The usual assortment of chain stores provided some time-wasting relief. But I discovered you’ve only got half an hour maximum of flicking through magazines before the sales assistant’s subtle sidelong glares become not so subtle. I also established that airport terminals provide two distinct forms of edibles: congealed and plastic wrapped. Both will cost the approximate GNP of a small African country and both will taste like socks, which probably have more nutritional value anyway. No matter what country you are visiting, McDonalds always offers an alternative. But I personally do not credit the golden arches as suppliers of actual food.
My greatest challenge was the upkeep of personal hygiene. My first response was to step into the nearest duty free perfume outlet. A few squirts of Yves Saint Laurent, oh and hell, why not? A dash of Chanel for good measure, and voila! I emerged smelling like a new person. But this quick fire method thinly disguised my mankiness. The greasy hair, shiny skin and crumpled clothes still gave away my true hobo status. Plan B required an actual shower, meths and a chisel. None of which were readily available, thus leading to Plan C: washing my hair with stolen hotel soap, splashing water on my face and turning my t-shirt inside out. All in the privacy of the public toilets. Needless to say I did not seductively tousle my hair as I stepped out of the Ladies’, but I sincerely believed such schemes promoted me from hobo to hippy.
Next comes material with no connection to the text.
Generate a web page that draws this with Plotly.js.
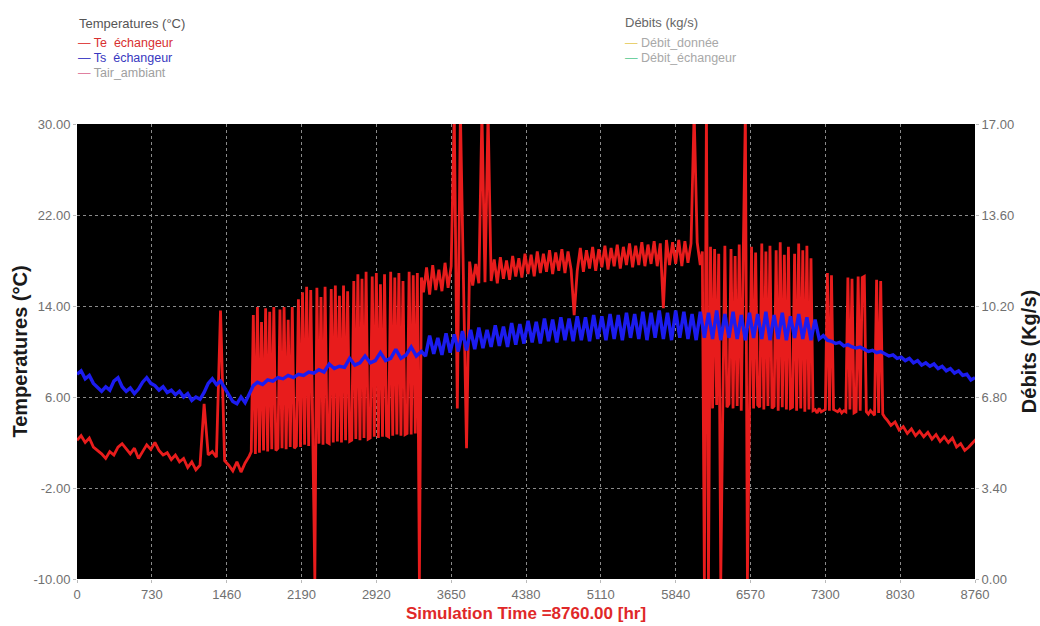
<!DOCTYPE html>
<html>
<head>
<meta charset="utf-8">
<script src="https://cdn.plot.ly/plotly-3.0.1.min.js"></script>
<style>html,body{margin:0;padding:0;background:#fff;}#chart{width:1040px;height:626px;}</style>
</head>
<body>
<div id="chart"></div>
<script>
// ---- tick labels ----
const xTickVals = [0,730,1460,2190,2920,3650,4380,5110,5840,6570,7300,8030,8760];
const xTickText = ["0","730","1460","2190","2920","3650","4380","5110","5840","6570","7300","8030","8760"];
const yTickVals = [-10,-2,6,14,22,30];
const yTickText = ["-10.00","-2.00","6.00","14.00","22.00","30.00"];
const y2TickVals = [0,3.4,6.8,10.2,13.6,17];
const y2TickText = ["0.00","3.40","6.80","10.20","13.60","17.00"];

// ---- Te échangeur (°C), hourly segments ----
const teA = [2.2,2.6,2.0,2.4,1.6,1.3,1.0,0.6,1.2,0.9,
  1.6,1.9,1.4,1.0,1.5,0.6,1.2,1.8,1.4,2.0,
  1.3,0.9,1.1,0.5,0.9,0.3,0.6,-0.2,0.3,-0.4,
  0.0,5.4,0.9,1.2,0.7,13.6,0.4,0.0,-0.5,0.3,
  -0.6,0.2,0.8];                       // from 0 h, every 40 h
const teB = [1.2,13.2,1.0,13.9,1.1,12.6,1.3,13.8,1.2,13.5,
  1.4,13.9,1.3,1.5,13.7,1.5,13.9,1.4,12.8,1.6,
  13.9,1.5,1.7,14.6,1.6,15.2,1.8,15.7,1.7,15.4,
  1.8,-10.0,15.6,1.9,14.8,1.8,15.7,2.0,1.9,15.5,
  2.0,15.8,2.1,14.9,2.0,15.8,2.2,15.3,2.1,2.2,
  16.2,2.3,16.8,2.2,16.4,2.4,17.0,2.3,2.4,16.6,
  2.5,16.9,2.4,15.9,2.5,16.8,2.6,2.5,17.0,2.6,
  16.5,2.7,16.9,2.6,16.2,2.7,2.8,17.0,2.7,16.7,
  2.8,16.9,-10.0,16.5];                // from 1700 h, every 20 h
const teC = [15.2,17.4,15.0,17.6,15.4,17.2,15.3,17.8,15.6,17.5,
  31,5.0,31,17.6,1.5,17.9,15.8,17.7,16.0,31,
  16.1,31,16.2,18.1,16.0,18.3,16.4,18.0,16.3,18.4,
  16.6,18.2,16.5,18.6,16.8,18.5,16.6,18.8,16.9,18.6,
  17.0,18.9,16.8,18.7,17.1,19.0,16.9,18.8,17.2,13.2,
  17.1,19.1,17.0,18.9,17.3,19.2,17.1,19.0,17.4,19.3,
  17.2,19.1,17.5,19.4,17.3,19.2,17.6,19.5,17.4,19.3,
  17.6,19.6,17.5,19.4,17.7,19.7,17.5,19.5,13.8,19.8,
  17.6,19.6,17.7,19.8,17.5,19.7,17.8,19.5,31,19.6,
  17.6];                               // from 3380 h, every 30 h
const teD = [18.8,-10,31,-10,19.2,5.0,19.0,5.3,18.6,-10,
  5.2,19.3,5.1,5.4,19.0,5.0,18.4,5.2,19.4,4.8,
  18.9,31,-10,5.1,19.2,5.0,18.7,5.3,5.1,19.5,
  4.9,18.8,5.2,19.3,5.0,5.2,18.9,4.8,19.6,5.1,
  18.5,4.9,19.2,5.0,5.1,18.6,4.8,19.5,5.0,18.9,
  4.7,19.3,4.9,18.2,4.8,4.9,4.6,5.0,4.7,4.8]; // from 6100 h, every 20 h
const teE1 = [4.9,16.9,4.8,16.7,4.9,4.8,4.7,4.9,4.6,4.8,
  4.7,16.5,4.9,16.4,4.6,4.7,16.6,4.8,16.5,16.6,
  4.7,4.5,4.8,4.6,4.4,16.3,4.6,16.2,4.5,4.2]; // from 7300 h, every 20 h
const teE2 = [4.0,3.5,3.8,3.1,3.4,2.8,3.2,2.6,3.0,2.5,
  2.9,2.3,2.7,2.1,2.5,2.0,2.4,1.6,1.9,1.3,
  1.6,2.0,2.4];                        // from 7900 h, every 40 h

// ---- Ts échangeur (°C) ----
const tsA = [8.0,8.3,7.6,7.9,7.2,6.8,6.5,6.9,6.6,7.4,
  7.7,6.9,6.5,6.8,6.3,6.7,7.3,7.7,7.2,7.0,
  6.6,6.9,6.4,6.6,6.2,6.5,6.0,6.3,5.7,6.0,
  5.8,6.4,7.2,7.6,7.1,7.4,6.8,6.2,5.6,5.4,
  6.0,5.5,6.3,7.0];                    // from 0 h, every 40 h
const tsB = [7.3,7.1,7.5,7.4,7.7,7.6,7.9,7.7,8.0,7.9,
  8.2,8.1,8.4,8.2,8.9,8.5,8.7,8.6,9.4,8.8,
  9.0,9.6,9.0,9.2,9.9,9.2,9.4,10.2,9.4,9.7,
  10.4,9.6,10.0];                      // from 1760 h, every 50 h
const tsC = [9.6,11.4,9.8,11.2,9.7,11.6,9.9,11.5,10.0,11.8,
  10.1,11.9,10.2,12.1,10.3,11.9,10.4,12.3,10.5,12.2,
  10.4,12.5,10.6,12.4,10.7,12.7,10.8,12.6,10.7,12.9,
  10.9,12.8,10.8,13.0,11.0,12.9,10.9,13.1,11.0,13.0,
  10.9,13.2,11.1,13.1,11.0,13.3,11.1,13.2,11.0,13.4,
  11.2,13.3,11.1,13.5,11.0,13.4,11.2,13.6,11.1,13.4,
  11.0,13.6,11.2,13.5,11.1,13.3,11.0,13.5,11.2,13.4,
  11.1,13.6,11.0,13.3,11.2,13.5,11.1,13.2,11.0,13.4,
  11.2,13.3,11.1,13.5,11.0,13.2,11.1,13.4,11.0,13.1,
  11.2,13.3,11.1,13.0,11.0,12.8,11.1,11.4]; // from 3400 h, every 40 h
const tsD = [11.0,10.9,10.7,10.8,10.5,10.6,10.4,10.3,10.4,10.2,
  10.0,10.1,9.9,10.0,9.8,9.6,9.7,9.4,9.5,9.2,
  9.4,9.0,9.2,8.8,9.0,8.7,8.9,8.5,8.7,8.3,
  8.5,8.1,8.3,7.9,8.0,7.5,7.7];        // from 7320 h, every 40 h

// débits: not visible in the picture
const debitDonnee = [];
const debitEchangeur = [];

function seg(start, step, vals) {
  return { x: vals.map((_, i) => start + i * step), y: vals.slice() };
}
function join(parts) {
  const out = { x: [], y: [] };
  parts.forEach(p => { out.x.push(...p.x); out.y.push(...p.y); });
  return out;
}
const te = join([seg(0,40,teA), seg(1700,20,teB), seg(3380,30,teC), seg(6100,20,teD), seg(7300,20,teE1), seg(7900,40,teE2)]);
const ts = join([seg(0,40,tsA), seg(1760,50,tsB), seg(3400,40,tsC), seg(7320,40,tsD)]);

const FONT = "Liberation Sans, Arial, sans-serif";

const traces = [
  { type: 'scatter', mode: 'lines', name: 'Te échangeur', x: te.x, y: te.y,
    line: { color: '#e81c1c', width: 2.8 }, showlegend: false, hoverinfo: 'skip' },
  { type: 'scatter', mode: 'lines', name: 'Ts échangeur', x: ts.x, y: ts.y,
    line: { color: '#1c1cf0', width: 3.4 }, showlegend: false, hoverinfo: 'skip' },
  { type: 'scatter', mode: 'lines', name: 'Débit_donnée', x: [], y: debitDonnee, yaxis: 'y2',
    line: { color: '#e8d070', width: 1.5 }, showlegend: false },
  { type: 'scatter', mode: 'lines', name: 'Débit_échangeur', x: [], y: debitEchangeur, yaxis: 'y2',
    line: { color: '#70d0a0', width: 1.5 }, showlegend: false }
];

function py(pix) { return (579 - pix) / 455; }
function px(pix) { return (pix - 77) / 898; }

const ann = [];
function addAnn(x, y, text, color, size) {
  ann.push({ xref: 'paper', yref: 'paper', x: px(x), y: py(y), xanchor: 'left', yanchor: 'middle',
    text: text, showarrow: false, font: { family: FONT, size: size || 12.5, color: color } });
}
addAnn(77, 24, 'Temperatures (°C)', '#555555', 13);
addAnn(76, 43, "<span style='color:#e04848'>—</span> Te\u00a0\u00a0échangeur", '#d83030');
addAnn(76, 58, "<span style='color:#4848c8'>—</span> Ts\u00a0\u00a0échangeur", '#3838c0');
addAnn(76, 73, "<span style='color:#e080a0'>—</span> Tair_ambiant", '#a0a0a0');
addAnn(623, 23, 'Débits (kg/s)', '#666666', 13);
addAnn(623, 43, "<span style='color:#e8d070'>—</span> Débit_donnée", '#a8a8a8');
addAnn(623, 58, "<span style='color:#70d0a0'>—</span> Débit_échangeur", '#a8a8a8');

const layout = {
  width: 1040, height: 626,
  margin: { l: 77, r: 65, t: 124, b: 47, pad: 0 },
  paper_bgcolor: '#ffffff', plot_bgcolor: '#000000',
  font: { family: FONT, size: 13, color: '#707070' },
  showlegend: false,
  xaxis: {
    range: [0, 8760], tickvals: xTickVals, ticktext: xTickText,
    showgrid: true, gridcolor: '#8a8a8a', griddash: 'dot', gridwidth: 1,
    zeroline: false, showline: false, ticks: 'outside', ticklen: 3, tickcolor: '#bbbbbb',
    tickfont: { family: FONT, size: 13, color: '#707070' },
    title: { text: '<b>Simulation Time =8760.00 [hr]</b>', font: { family: FONT, size: 17, color: '#e02828' }, standoff: 6 }
  },
  yaxis: {
    range: [-10, 30], tickvals: yTickVals, ticktext: yTickText,
    showgrid: true, gridcolor: '#8a8a8a', griddash: 'dot', gridwidth: 1,
    zeroline: false, showline: false, ticks: 'outside', ticklen: 3, tickcolor: '#bbbbbb',
    tickfont: { family: FONT, size: 13, color: '#707070' },
    title: { text: '<b>Temperatures (°C)</b>', font: { family: FONT, size: 20, color: '#1a1a1a' }, standoff: 0 }
  },
  yaxis2: {
    range: [0, 17], tickvals: y2TickVals, ticktext: y2TickText,
    overlaying: 'y', side: 'right', anchor: 'x',
    showgrid: false, zeroline: false, showline: false, ticks: 'outside', ticklen: 3, tickcolor: '#bbbbbb',
    tickfont: { family: FONT, size: 13, color: '#707070' },
    title: { text: '<b>Débits (Kg/s)</b>', font: { family: FONT, size: 20, color: '#1a1a1a' }, standoff: 8 }
  },
  annotations: ann
};

Plotly.newPlot('chart', traces, layout, { staticPlot: true, displayModeBar: false });
</script>
</body>
</html>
My dreams of riding the luggage carousel were promptly curtailed by a ruddy-cheeked security guard. The boredom soon set in. Postcards were posted; my travel diary was up to date. There was only one thing left to do: (dramatic pause) entertain myself. It’s fine if you have a travelling buddy. Oh the possibilities are endless. Hangman! Noughts and crosses! The ‘would you rather sleep with Robin Williams or Billy Crystal’ game and other such delights (…you’re thinking about it aren’t ya? Robin or Billy?…). But for the solo nomad, entertainment is in rather short supply. I was reduced to making up my own ‘games’. The most successful was trying to remember all fifty-two states of the United States of America. Which really just goes to show how bored I was and how truly geeky I am.
I explored every crevice of Luton in hope of finding a group of equally bored and astonishingly good looking men. In one such curious wandering, I discovered that once you ride the escalator down to Gate 18, there is no way of getting back up to the main terminal. You either join the passengers as they were shepherded onto the tarmac, bound for Lithuania, or wait for a gap in the traffic and sprint up the escalator, dejectedly returning to your rightful departure lounge. I wasn’t so keen on Lithuania at the time, so opted for the latter.
Now I’ve had my fair share of sleeping around European airports, but this was back in the day when baby bottles weren’t considered terrorist weapons, so I really can’t complain too much. In fact, I may just look back on my night at Luton airport with a nostalgic sigh. And remember not the long, tiresome night, but a simple innocence of a lost golden age; a time when my greatest distress was not the fear of a hijacked plane. Or even snakes on a plane. But trying to remember the name of that funny little state above Kentucky.